In the entries below, find the lines that contain the word "with" and copy them.

╭──

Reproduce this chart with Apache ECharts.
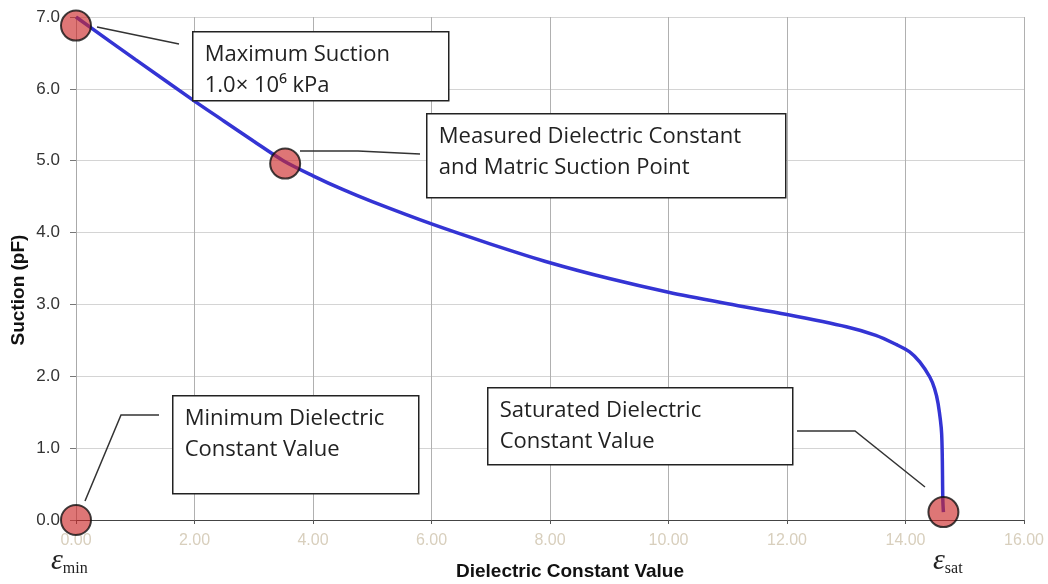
<!DOCTYPE html>
<html>
<head>
<meta charset="utf-8">
<script src="https://cdn.jsdelivr.net/npm/echarts@6/dist/echarts.min.js"></script>
<style>
  html, body { margin: 0; padding: 0; background: #fff; }
  #chart { width: 1048px; height: 584px; }
</style>
</head>
<body>
<div id="chart"></div>
<script>
// soil-water characteristic curve
const curveX = [0, 1, 2, 2.5, 3, 3.5, 4, 4.5, 5, 6, 7, 8, 9, 10, 11, 12, 13, 13.5, 13.85, 14.07, 14.24, 14.41, 14.49, 14.55, 14.61, 14.63, 14.64];
const curveY = [7.0, 6.41, 5.83, 5.55, 5.27, 5.0, 4.79, 4.6, 4.43, 4.12, 3.84, 3.58, 3.36, 3.17, 3.01, 2.86, 2.69, 2.57, 2.44, 2.34, 2.2, 1.99, 1.83, 1.62, 1.2, 0.28, 0.11];

// highlighted points
const pointX = [0, 0, 3.53, 14.64];
const pointY = [6.88, 0, 4.96, 0.11];

const chart = echarts.init(document.getElementById('chart'));

const boxFont = '"Open Sans", sans-serif';

function box(left, top, w, h, lines) {
  return {
    type: 'group',
    left: left,
    top: top,
    z: 100,
    children: [
      {
        type: 'rect',
        z: 100,
        shape: { x: 0, y: 0, width: w, height: h },
        style: { fill: '#fff', stroke: '#222', lineWidth: 1.5 }
      },
      {
        type: 'text',
        z: 101,
        x: 12,
        y: 7,
        style: {
          text: lines,
          fill: '#222',
          font: '22px ' + boxFont,
          lineHeight: 31
        }
      }
    ]
  };
}

function leader(points) {
  return {
    type: 'polyline',
    z: 100,
    shape: { points: points },
    style: { stroke: '#333', lineWidth: 1.5, fill: null }
  };
}

const option = {
  backgroundColor: '#fff',
  animation: false,
  grid: {
    left: 76,
    right: 24,
    top: 17,
    bottom: 64,
    containLabel: false
  },
  xAxis: {
    type: 'value',
    min: 0,
    max: 16,
    interval: 2,
    axisLine: { show: true, onZero: false, lineStyle: { color: '#444', width: 1 } },
    axisTick: { show: true, length: 4, lineStyle: { color: '#555' } },
    axisLabel: {
      color: '#d8cfbd',
      fontSize: 16,
      fontFamily: 'Liberation Sans, Arial, sans-serif',
      margin: 13,
      formatter: v => v.toFixed(2)
    },
    splitLine: { show: true, lineStyle: { color: '#b0b0b0', width: 1 } }
  },
  yAxis: {
    type: 'value',
    min: 0,
    max: 7,
    interval: 1,
    axisLine: { show: true, lineStyle: { color: '#aaa', width: 1 } },
    axisTick: { show: true, length: 6, lineStyle: { color: '#777' } },
    axisLabel: {
      color: '#333',
      fontSize: 17,
      fontFamily: 'Liberation Sans, Arial, sans-serif',
      margin: 16,
      formatter: v => v.toFixed(1)
    },
    splitLine: { show: true, lineStyle: { color: '#d4d4d4', width: 1 } }
  },
  series: [
    {
      name: 'curve',
      type: 'line',
      data: curveX.map((x, i) => [x, curveY[i]]),
      showSymbol: false,
      smooth: 0.3,
      lineStyle: { color: '#3434d4', width: 3.5 },
      z: 2
    },
    {
      name: 'points',
      type: 'scatter',
      data: pointX.map((x, i) => [x, pointY[i]]),
      symbolSize: 30,
      itemStyle: {
        color: 'rgba(204, 40, 40, 0.8)',
        borderColor: '#111',
        borderWidth: 2
      },
      z: 3
    }
  ],
  graphic: [
    leader([[97, 27], [179, 44]]),
    leader([[300, 151], [358, 151], [420, 154]]),
    leader([[85, 501], [121, 415], [159, 415]]),
    leader([[797, 431], [855, 431], [925, 487]]),
    box(192, 31, 256, 69, 'Maximum Suction\n1.0\u00d7 10\u2076 kPa'),
    box(426, 113, 359, 84, 'Measured Dielectric Constant\nand Matric Suction Point'),
    box(172, 395, 246, 98, 'Minimum Dielectric\nConstant Value'),
    box(487, 387, 305, 77, 'Saturated Dielectric\nConstant Value'),
    {
      type: 'text',
      x: 570,
      y: 572,
      style: {
        text: 'Dielectric Constant Value',
        font: 'bold 19px "Liberation Sans", Arial, sans-serif',
        fill: '#111',
        align: 'center',
        verticalAlign: 'middle'
      }
    },
    {
      type: 'text',
      x: 19,
      y: 290,
      rotation: Math.PI / 2,
      style: {
        text: 'Suction (pF)',
        font: 'bold 19px "Liberation Sans", Arial, sans-serif',
        fill: '#111',
        align: 'center',
        verticalAlign: 'middle'
      }
    },
    {
      type: 'text',
      left: 51,
      top: 546,
      style: {
        text: '{e|\u03b5}{s|min}',
        rich: {
          e: { font: 'italic 30px "Liberation Serif", serif', fill: '#222' },
          s: { font: '16px "Liberation Serif", serif', fill: '#222', padding: [16, 0, 0, 0] }
        }
      }
    },
    {
      type: 'text',
      left: 933,
      top: 546,
      style: {
        text: '{e|\u03b5}{s|sat}',
        rich: {
          e: { font: 'italic 30px "Liberation Serif", serif', fill: '#222' },
          s: { font: '16px "Liberation Serif", serif', fill: '#222', padding: [16, 0, 0, 0] }
        }
      }
    }
  ]
};

chart.setOption(option);
</script>
</body>
</html>
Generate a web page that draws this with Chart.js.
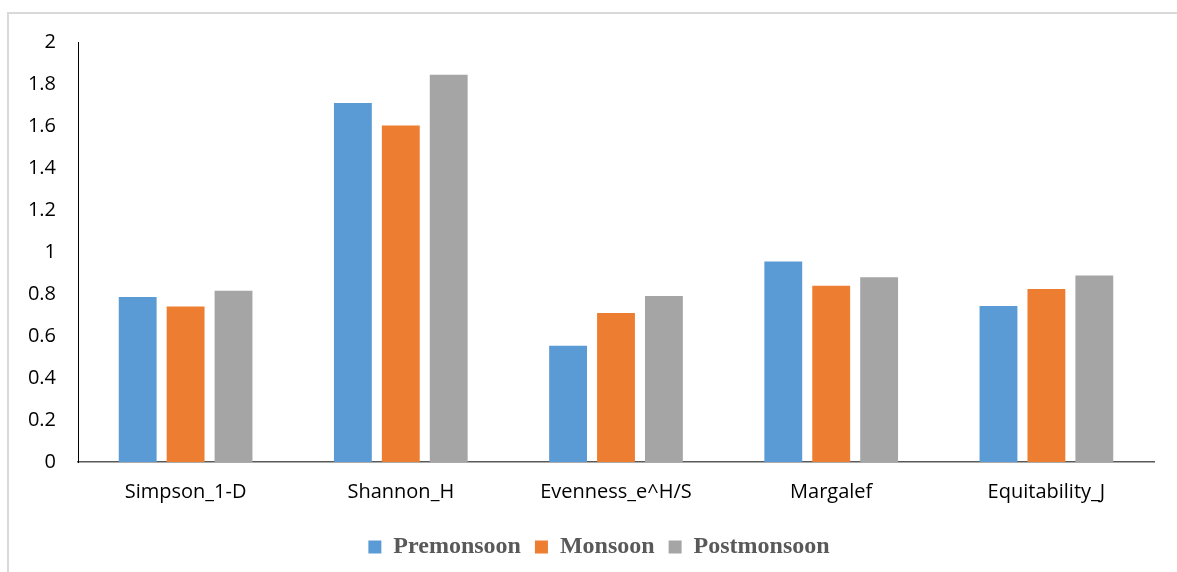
<!DOCTYPE html>
<html>
<head>
<meta charset="utf-8">
<script src="https://cdn.jsdelivr.net/npm/chart.js@4/dist/chart.umd.min.js"></script>
<style>
  html, body { margin: 0; padding: 0; background: #fff; }
  #wrap { position: relative; width: 1177px; height: 572px; }
  #frame { position: absolute; left: 7px; top: 12px; right: -2px; bottom: -2px;
           border-top: 2px solid #d9d9d9; border-left: 2px solid #d9d9d9; }
  canvas { position: absolute; left: 0; top: 0; }
</style>
</head>
<body>
<div id="wrap">
  <div id="frame"></div>
  <canvas id="chart" width="1177" height="572"></canvas>
</div>
<script>
const categories = ['Simpson_1-D', 'Shannon_H', 'Evenness_e^H/S', 'Margalef', 'Equitability_J'];
const premonsoon = [0.786, 1.710, 0.554, 0.955, 0.743];
const monsoon = [0.741, 1.602, 0.710, 0.839, 0.824];
const postmonsoon = [0.816, 1.844, 0.791, 0.880, 0.888];

const tickFont = { family: 'Open Sans', size: 20 };

// legend sits a bit right of the canvas centre in the original
const shiftLegend = {
    id: 'shiftLegend',
    afterLayout(chart) {
        chart.legend.left += 22;
        chart.legend.right += 22;
    }
};

const ctx = document.getElementById('chart').getContext('2d');
new Chart(ctx, {
    type: 'bar',
    data: {
        labels: categories,
        datasets: [
            { label: 'Premonsoon', data: premonsoon, backgroundColor: '#5B9BD5' },
            { label: 'Monsoon', data: monsoon, backgroundColor: '#ED7D31' },
            { label: 'Postmonsoon', data: postmonsoon, backgroundColor: '#A5A5A5' }
        ]
    },
    options: {
        responsive: false,
        animation: false,
        layout: { padding: { left: 0, right: 23, top: 42, bottom: 3 } },
        datasets: {
            bar: { categoryPercentage: 0.668, barPercentage: 0.79 }
        },
        scales: {
            x: {
                grid: { display: false, drawTicks: false },
                border: { display: true, color: '#595959', width: 1.5 },
                ticks: { color: '#000', font: tickFont, padding: 18 },
                afterFit: (scale) => { scale.height = 59; }
            },
            y: {
                min: 0,
                max: 2,
                grid: { display: false, drawTicks: false },
                border: { display: true, color: '#000', width: 1 },
                ticks: {
                    stepSize: 0.2, color: '#000', font: tickFont, padding: 22,
                    callback: (v) => String(Math.round(v * 10) / 10)
                },
                afterFit: (scale) => { scale.width = 78; }
            }
        },
        plugins: {
            tooltip: { enabled: false },
            legend: {
                position: 'bottom',
                labels: {
                    boxWidth: 13,
                    boxHeight: 13,
                    padding: 14,
                    color: '#595959',
                    font: { family: 'Liberation Serif', size: 24, weight: 'bold' }
                }
            }
        }
    },
    plugins: [shiftLegend]
});
</script>
</body>
</html>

╰──

--- ANSWER ---
Reproduce this chart with Apache ECharts.
Generate a web page that draws this with Chart.js.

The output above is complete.